De même, les pratiques de référencement payant sur les moteurs de recherche ou les faux avis en ligne constituent de nouvelles formes de concurrence déloyale auxquelles les autorités doivent s’adapter. La loi pour une République numérique de 2016 a introduit de nouvelles obligations de transparence visant à lutter contre ces dérives.

Vers un renforcement de la protection des consommateurs et de la loyauté commerciale

Face à l’évolution constante des pratiques commerciales, le cadre juridique de lutte contre la publicité mensongère et la concurrence déloyale continue de se renforcer.

Au niveau européen, le New Deal for Consumers lancé en 2018 vise à moderniser la protection des consommateurs. Il prévoit notamment un renforcement des sanctions en cas d’infractions transfrontalières généralisées, pouvant aller jusqu’à 4% du chiffre d’affaires annuel de l’entreprise fautive.

En France, la loi PACTE de 2019 a élargi les pouvoirs de la DGCCRF, lui permettant notamment de prononcer des amendes administratives plus élevées. Elle a également renforcé les obligations de transparence des plateformes en ligne.

La question de la responsabilité des plateformes numériques dans la diffusion de publicités mensongères ou de pratiques déloyales fait l’objet de débats.
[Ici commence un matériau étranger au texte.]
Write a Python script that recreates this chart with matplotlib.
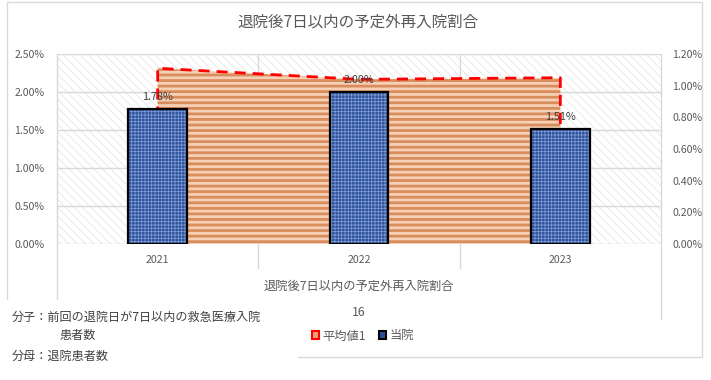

Le Digital Services Act européen, entré en vigueur en 2022, impose de nouvelles obligations aux grandes plateformes en matière de modération des contenus, y compris publicitaires.

Enfin, la prise en compte croissante des enjeux environnementaux se traduit par une vigilance accrue envers le « greenwashing », ces allégations écologiques trompeuses qui constituent une forme particulière de publicité mensongère. La loi Climat et Résilience de 2021 a ainsi introduit de nouvelles obligations en matière de publicité environnementale.

L’évolution du cadre juridique témoigne de la volonté des pouvoirs publics de garantir une concurrence loyale et de protéger efficacement les consommateurs. Face à des pratiques toujours plus sophistiquées, la vigilance et l’adaptation constante des dispositifs de contrôle demeurent nécessaires pour préserver l’intégrité du marché et la confiance des consommateurs.